He didn't take a lot of outside investments, well he had his own personal reasons. He said once taking outside money is like running a race where you're no longer in charge, you're more or less under the pressure of other people.?

So it was really word of mouth that really pushed the brand. This was also coupled with the fact that it was such a fantastic product. People loved it, it tasted good and it performed the function.

The insights of being a user of the product as a bicycle racer influenced the final product. He was also working at a bicycle making company. He was always around his target audience, talking and sharing the value of the product.

2 years into the company, he was generating? $700,000 per annum. He had begun distributing to stores around the area.

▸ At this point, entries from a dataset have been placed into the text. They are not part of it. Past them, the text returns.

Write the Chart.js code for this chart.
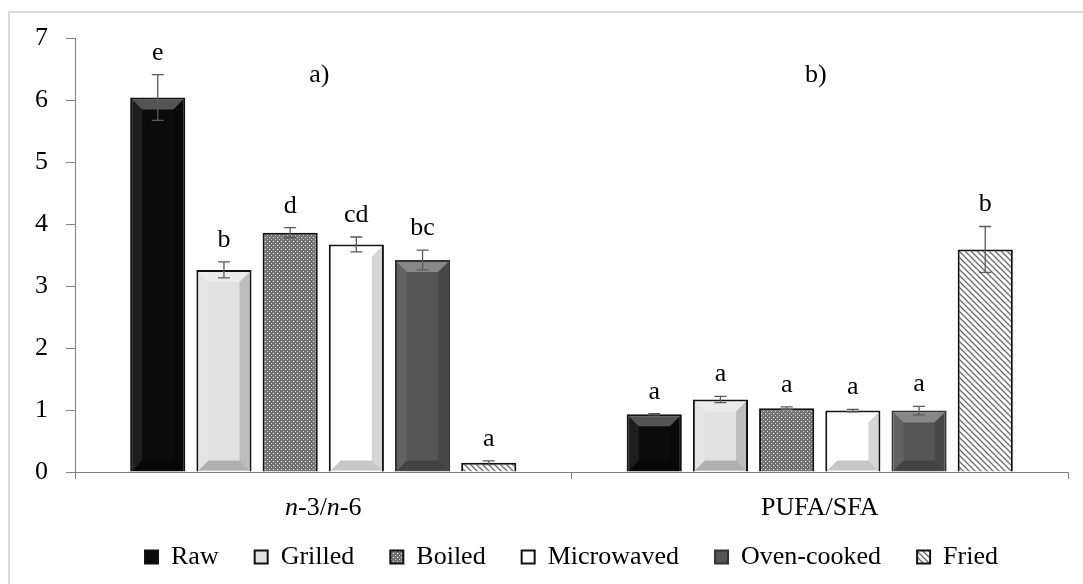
<!DOCTYPE html>
<html>
<head>
<meta charset="utf-8">
<script src="https://cdn.jsdelivr.net/npm/chart.js@4/dist/chart.umd.min.js"></script>
<style>
  html, body { margin: 0; padding: 0; background: #fff; overflow: hidden; }
  canvas { display: block; }
</style>
</head>
<body>
<canvas id="chart" width="1083" height="584"></canvas>
<script>
var categories = ["n-3/n-6", "PUFA/SFA"];
var methods = ["Raw", "Grilled", "Boiled", "Microwaved", "Oven-cooked", "Fried"];

// means
var n3n6 = [6.04, 3.26, 3.86, 3.67, 3.42, 0.15];
var pufaSfa = [0.93, 1.17, 1.03, 0.99, 0.99, 3.59];

// half length of the error bars
var errN3n6 = [0.37, 0.13, 0.08, 0.12, 0.16, 0.03];
var errPufaSfa = [0.01, 0.05, 0.02, 0.02, 0.07, 0.37];

var lettersN3n6 = ["e", "b", "d", "cd", "bc", "a"];
var lettersPufaSfa = ["a", "a", "a", "a", "a", "b"];
var panelLabels = ["a)", "b)"];
var yTicks = [0, 1, 2, 3, 4, 5, 6, 7];

var serif = "'Liberation Serif', 'Times New Roman', serif";

function makeTile(size, paint) {
  var c = document.createElement("canvas");
  c.width = size;
  c.height = size;
  paint(c.getContext("2d"));
  return document.createElement("canvas").getContext("2d").createPattern(c, "repeat");
}

var dotted = makeTile(4, function(g) {
  g.fillStyle = "#747474";
  g.fillRect(0, 0, 4, 4);
  g.fillStyle = "#ececec";
  g.fillRect(1, 1, 1, 1);
  g.fillStyle = "#c4c4c4";
  g.fillRect(3, 3, 1, 1);
});

var hatched = makeTile(6, function(g) {
  g.fillStyle = "#fff";
  g.fillRect(0, 0, 6, 6);
  g.strokeStyle = "#6a6a6a";
  g.lineWidth = 1.3;
  g.beginPath();
  g.moveTo(-1, -1); g.lineTo(7, 7);
  g.moveTo(-1, 5); g.lineTo(1, 7);
  g.moveTo(5, -1); g.lineTo(7, 1);
  g.stroke();
});

var fills = ["#0b0b0b", "#e2e2e2", dotted, "#ffffff", "#555555", hatched];
var borders = ["#111", "#111", "#111", "#111", "#333", "#111"];
var bevels = [true, true, false, true, true, false];

var datasets = methods.map(function(m, i) {
  return {
    label: m,
    data: [n3n6[i], pufaSfa[i]],
    errors: [errN3n6[i], errPufaSfa[i]],
    letters: [lettersN3n6[i], lettersPufaSfa[i]],
    backgroundColor: fills[i],
    borderColor: borders[i],
    borderWidth: 2,
    bevel: bevels[i],
    categoryPercentage: 0.8,
    barPercentage: 0.833
  };
});

var framePlugin = {
  id: "frame",
  beforeDraw: function(chart) {
    var ctx = chart.ctx;
    ctx.save();
    ctx.fillStyle = "#fff";
    ctx.fillRect(0, 0, chart.width, chart.height);
    ctx.strokeStyle = "#d9d9d9";
    ctx.lineWidth = 2;
    ctx.strokeRect(9, 12, 1200, 700);
    ctx.restore();
  }
};

function drawBevel(ctx, x, top, base, width) {
  var l = x - width / 2 + 2, r = x + width / 2 - 2;
  var t = top + 2, b = base - 1;
  var d = Math.min(10, (b - t) / 2);
  if (d <= 1) return;
  ctx.fillStyle = "rgba(255,255,255,0.30)";
  ctx.beginPath();
  ctx.moveTo(l, t); ctx.lineTo(r, t); ctx.lineTo(r - d, t + d); ctx.lineTo(l + d, t + d);
  ctx.closePath(); ctx.fill();
  ctx.fillStyle = "rgba(0,0,0,0.22)";
  ctx.beginPath();
  ctx.moveTo(l, b); ctx.lineTo(r, b); ctx.lineTo(r - d, b - d); ctx.lineTo(l + d, b - d);
  ctx.closePath(); ctx.fill();
  ctx.fillStyle = "rgba(0,0,0,0.16)";
  ctx.beginPath();
  ctx.moveTo(r, t); ctx.lineTo(r, b); ctx.lineTo(r - d, b - d); ctx.lineTo(r - d, t + d);
  ctx.closePath(); ctx.fill();
  ctx.fillStyle = "rgba(255,255,255,0.08)";
  ctx.beginPath();
  ctx.moveTo(l, t); ctx.lineTo(l, b); ctx.lineTo(l + d, b - d); ctx.lineTo(l + d, t + d);
  ctx.closePath(); ctx.fill();
}

function drawMixed(ctx, text, cx, cy) {
  // italic "n" in front of a dash, the rest upright
  var parts = text.split(/(n(?=-))/).filter(function(p) { return p.length; });
  var fonts = parts.map(function(p) {
    return (p === "n" ? "italic " : "") + "26px " + serif;
  });
  var total = 0;
  parts.forEach(function(p, k) { ctx.font = fonts[k]; total += ctx.measureText(p).width; });
  var x = cx - total / 2;
  parts.forEach(function(p, k) {
    ctx.font = fonts[k];
    ctx.fillText(p, x, cy);
    x += ctx.measureText(p).width;
  });
}

var decorPlugin = {
  id: "decor",
  afterDatasetsDraw: function(chart) {
    var ctx = chart.ctx;
    var yScale = chart.scales.y;
    ctx.save();
    chart.data.datasets.forEach(function(ds, i) {
      var meta = chart.getDatasetMeta(i);
      meta.data.forEach(function(bar, j) {
        var p = bar.getProps(["x", "y", "base", "width"], true);
        if (ds.bevel) drawBevel(ctx, p.x, p.y, p.base, p.width);
        var v = ds.data[j], e = ds.errors[j];
        var yHi = yScale.getPixelForValue(v + e);
        var yLo = yScale.getPixelForValue(v - e);
        ctx.strokeStyle = "#5a5a5a";
        ctx.lineWidth = 1.3;
        ctx.beginPath();
        ctx.moveTo(p.x, yHi); ctx.lineTo(p.x, yLo);
        ctx.moveTo(p.x - 6, yHi); ctx.lineTo(p.x + 6, yHi);
        ctx.moveTo(p.x - 6, yLo); ctx.lineTo(p.x + 6, yLo);
        ctx.stroke();
        ctx.fillStyle = "#000";
        ctx.font = "26px " + serif;
        ctx.textAlign = "center";
        ctx.textBaseline = "alphabetic";
        ctx.fillText(ds.letters[j], p.x, yHi - 15);
      });
    });
    ctx.restore();
  },
  afterDraw: function(chart) {
    var ctx = chart.ctx;
    var xScale = chart.scales.x, yScale = chart.scales.y;
    ctx.save();
    ctx.fillStyle = "#000";
    ctx.textAlign = "left";
    ctx.textBaseline = "middle";
    categories.forEach(function(c, j) {
      drawMixed(ctx, c, xScale.getPixelForValue(j), 508);
    });
    ctx.textAlign = "center";
    ctx.font = "26px " + serif;
    panelLabels.forEach(function(t, j) {
      ctx.fillText(t, xScale.getPixelForValue(j) - 4, yScale.getPixelForValue(6.4));
    });
    ctx.restore();
  }
};

new Chart(document.getElementById("chart"), {
  type: "bar",
  data: { labels: categories, datasets: datasets },
  options: {
    responsive: false,
    animation: false,
    devicePixelRatio: 1,
    layout: { padding: { top: 38, right: 15, bottom: 4, left: 0 } },
    scales: {
      x: {
        grid: { offset: true, drawOnChartArea: false, drawTicks: true, tickLength: 7, color: "#808080" },
        border: { color: "#808080" },
        ticks: { display: false },
        afterFit: function(s) { s.height = 36; }
      },
      y: {
        min: 0,
        max: 7,
        afterBuildTicks: function(s) { s.ticks = yTicks.map(function(v) { return { value: v }; }); },
        grid: { drawOnChartArea: false, tickLength: 9, color: "#808080" },
        border: { color: "#808080" },
        ticks: { color: "#000", padding: 18, font: { family: serif, size: 26 } },
        afterFit: function(s) { s.width = 75; }
      }
    },
    plugins: {
      legend: {
        position: "bottom",
        fullSize: false,
        labels: {
          color: "#000",
          boxWidth: 13,
          boxHeight: 13,
          padding: 36,
          font: { family: serif, size: 26 }
        }
      },
      tooltip: { enabled: false }
    }
  },
  plugins: [framePlugin, decorPlugin]
});
</script>
</body>
</html>
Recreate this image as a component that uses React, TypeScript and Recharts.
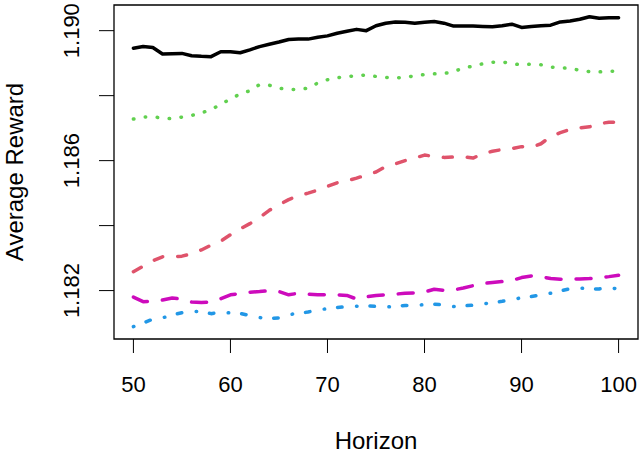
import React from 'react';
import { LineChart, Line, XAxis, YAxis, ReferenceArea } from 'recharts';

// Planning horizon values (x axis)
const horizon = [
  50, 51, 52, 53, 54, 55, 56, 57, 58, 59,
  60, 61, 62, 63, 64, 65, 66, 67, 68, 69,
  70, 71, 72, 73, 74, 75, 76, 77, 78, 79,
  80, 81, 82, 83, 84, 85, 86, 87, 88, 89,
  90, 91, 92, 93, 94, 95, 96, 97, 98, 99, 100,
];

// Average reward per method
const solidSeries = [
  1.18946, 1.18951, 1.18948, 1.18928, 1.18929, 1.1893, 1.18923, 1.18921, 1.1892, 1.18935,
  1.18935, 1.18932, 1.18941, 1.18951, 1.18958, 1.18965, 1.18973, 1.18974, 1.18974, 1.1898,
  1.18984, 1.18992, 1.18998, 1.19004, 1.19, 1.19015, 1.19023, 1.19027, 1.19026, 1.19023,
  1.19026, 1.19028, 1.19023, 1.19014, 1.19014, 1.19014, 1.19013, 1.19012, 1.19015, 1.1902,
  1.1901, 1.19013, 1.19015, 1.19017, 1.19027, 1.1903, 1.19035, 1.19043, 1.19038, 1.1904, 1.1904,
];

const dottedSeries = [
  1.18728, 1.18734, 1.18735, 1.18731, 1.18729, 1.18734, 1.18739, 1.18747, 1.18757, 1.18773,
  1.1879, 1.18805, 1.18815, 1.18834, 1.18832, 1.18823, 1.18819, 1.18819, 1.18823, 1.18839,
  1.18849, 1.18855, 1.18859, 1.18861, 1.18864, 1.18859, 1.18856, 1.18855, 1.18856, 1.18861,
  1.18865, 1.18867, 1.18868, 1.18874, 1.18885, 1.18891, 1.18898, 1.18903, 1.18904, 1.18898,
  1.18895, 1.18897, 1.18895, 1.18888, 1.18886, 1.18884, 1.18878, 1.18874, 1.18873, 1.18875, 1.18875,
];

const dashedSeries = [
  1.18258, 1.18275, 1.18292, 1.18304, 1.18304, 1.18306, 1.18313, 1.18325, 1.1834, 1.18352,
  1.18372, 1.1839, 1.18406, 1.18425, 1.18447, 1.18464, 1.1848, 1.18492, 1.185, 1.18509,
  1.18521, 1.18532, 1.18538, 1.18546, 1.18556, 1.18565, 1.18582, 1.1859, 1.186, 1.18608,
  1.18617, 1.18613, 1.1861, 1.18611, 1.18612, 1.18608, 1.18621, 1.18629, 1.18634, 1.18637,
  1.18643, 1.18641, 1.18652, 1.18674, 1.18686, 1.18696, 1.18701, 1.18704, 1.18714, 1.18718, 1.18719,
];

const longDashSeries = [
  1.1818, 1.18166, 1.18167, 1.18171, 1.18177, 1.18174, 1.18165, 1.18163, 1.18165, 1.18175,
  1.18187, 1.18191, 1.18195, 1.18197, 1.182, 1.18197, 1.18187, 1.18192, 1.18189, 1.18187,
  1.18187, 1.18187, 1.18185, 1.18174, 1.18181, 1.18185, 1.18187, 1.18189, 1.18192, 1.18193,
  1.18196, 1.18204, 1.18201, 1.18202, 1.18208, 1.18215, 1.18222, 1.18225, 1.18228, 1.18231,
  1.1824, 1.18245, 1.18243, 1.18237, 1.18235, 1.18235, 1.18236, 1.18237, 1.1824, 1.18243, 1.18247,
];

const dotDashSeries = [
  1.18089, 1.181, 1.18112, 1.18116, 1.18125, 1.18132, 1.18136, 1.18136, 1.18129, 1.18134,
  1.18131, 1.1813, 1.18123, 1.18117, 1.18114, 1.18116, 1.18126, 1.1813, 1.18134, 1.18141,
  1.18144, 1.18148, 1.18151, 1.18152, 1.18154, 1.18151, 1.18149, 1.18152, 1.18154, 1.18154,
  1.18157, 1.18158, 1.18156, 1.18151, 1.18153, 1.18155, 1.18159, 1.18163, 1.18167, 1.18172,
  1.18178, 1.18182, 1.18186, 1.18192, 1.18199, 1.18206, 1.18208, 1.18205, 1.18205, 1.1821, 1.18204,
];

// Axis ticks
const xTicks = [50, 60, 70, 80, 90, 100];
const yTicks = [1.182, 1.184, 1.186, 1.188, 1.19];
const yLabeledTicks = [1.182, 1.186, 1.19];

const X_DOMAIN: [number, number] = [48, 102];
const Y_DOMAIN: [number, number] = [1.18051, 1.19079];

const FONT = '"Liberation Sans", Arial, Helvetica, sans-serif';

const data = horizon.map((h, i) => ({
  h,
  s1: solidSeries[i],
  s2: dashedSeries[i],
  s3: dottedSeries[i],
  s4: dotDashSeries[i],
  s5: longDashSeries[i],
}));

const YTick = (props: any) => {
  const { x, y, payload } = props;
  const v = payload.value as number;
  const show = yLabeledTicks.some((t) => Math.abs(t - v) < 1e-9);
  if (!show) return <g />;
  return (
    <text
      x={x}
      y={y}
      dy="0.36em"
      transform={`rotate(-90, ${x}, ${y})`}
      textAnchor="middle"
      fontSize={22}
      fontFamily={FONT}
      fill="#000"
    >
      {v.toFixed(3)}
    </text>
  );
};

const YTitle = (props: any) => {
  const { viewBox } = props;
  const cx = viewBox.x + 14;
  const cy = viewBox.y + viewBox.height / 2;
  return (
    <text
      x={cx}
      y={cy}
      dy="0.36em"
      transform={`rotate(-90, ${cx}, ${cy})`}
      textAnchor="middle"
      fontSize={24}
      fontFamily={FONT}
      fill="#000"
    >
      Average Reward
    </text>
  );
};

const XTitle = (props: any) => {
  const { viewBox } = props;
  return (
    <text
      x={viewBox.x + viewBox.width / 2}
      y={viewBox.y + 110}
      textAnchor="middle"
      fontSize={24}
      fontFamily={FONT}
      fill="#000"
    >
      Horizon
    </text>
  );
};

export default function App() {
  return (
    <div style={{ position: 'absolute', left: 0, top: 0, width: 640, height: 454, background: '#fff' }}>
      <LineChart width={640} height={454} data={data} margin={{ top: 5, right: 2, bottom: 0, left: 0 }}>
        <XAxis
          dataKey="h"
          type="number"
          domain={X_DOMAIN}
          ticks={xTicks}
          allowDataOverflow
          axisLine={false}
          tickSize={14}
          tickMargin={23}
          tickLine={{ stroke: '#000', strokeWidth: 1 }}
          tick={{ fill: '#000', fontSize: 22, fontFamily: FONT }}
          height={115}
          label={{ content: <XTitle /> }}
        />
        <YAxis
          type="number"
          domain={Y_DOMAIN}
          ticks={yTicks}
          allowDataOverflow
          axisLine={false}
          tickSize={15}
          tickMargin={28}
          tickLine={{ stroke: '#000', strokeWidth: 1 }}
          tick={<YTick />}
          width={114}
          label={{ content: <YTitle /> }}
        />
        <Line dataKey="s1" stroke="#000000" strokeWidth={3.5} dot={false} isAnimationActive={false}
          strokeLinecap="round" strokeLinejoin="round" />
        <Line dataKey="s2" stroke="#DF536B" strokeWidth={3.5} strokeDasharray="9 15" dot={false}
          isAnimationActive={false} strokeLinecap="round" strokeLinejoin="round" />
        <Line dataKey="s3" stroke="#61D04F" strokeWidth={3.5} strokeDasharray="0.5 11.5" dot={false}
          isAnimationActive={false} strokeLinecap="round" strokeLinejoin="round" />
        <Line dataKey="s4" stroke="#2297E6" strokeWidth={3.5} strokeDasharray="0.5 13 4.5 14.5" dot={false}
          isAnimationActive={false} strokeLinecap="round" strokeLinejoin="round" />
        <Line dataKey="s5" stroke="#CD0BBC" strokeWidth={3.5} strokeDasharray="15 15" dot={false}
          isAnimationActive={false} strokeLinecap="round" strokeLinejoin="round" />
        <ReferenceArea
          x1={X_DOMAIN[0]}
          x2={X_DOMAIN[1]}
          y1={Y_DOMAIN[0]}
          y2={Y_DOMAIN[1]}
          fill="none"
          fillOpacity={0}
          stroke="#000"
          strokeWidth={1.3}
          ifOverflow="visible"
        />
      </LineChart>
    </div>
  );
}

Later years of Building the startup.

Now, we are gonna talk about two events in his life that made a massive impact on what the business represents.

The first event:

He entered into a partnership deal that almost cost him his entire company. He entered into a partnership deal with a distributor but this distributor wasn’t performing well. So he decided to cut ties with them. This was around the early 90s. The distributor fought back and sued them for ownership. This lawsuit cost them a whole lot majorly because he got into a handshake deal with the distributor. He did this because he didn’t have the right counsel. He had to have a loan from the bank in order to settle it.

There is a huge lesson here for startup founders, don’t go into any partnership blindly. Seek counsel on how to execute any deal be it a VC deal, distribution deal, customer terms and conditions etc. Don't just copy and paste, seek the right counsel from the right individuals.


The second event:

So let's talk about the other important event in his life. In the year 2000, Gary received a very enticing offer that actually cost him $60,000,000 dollars.?

8 years after the launch of Clif Bar, they had seen a lot of growth generating up to $40,000,000 dollars in sales per year. He had also taken on a partner who owned 50% shares in the company. Things were moving really good year upon year.?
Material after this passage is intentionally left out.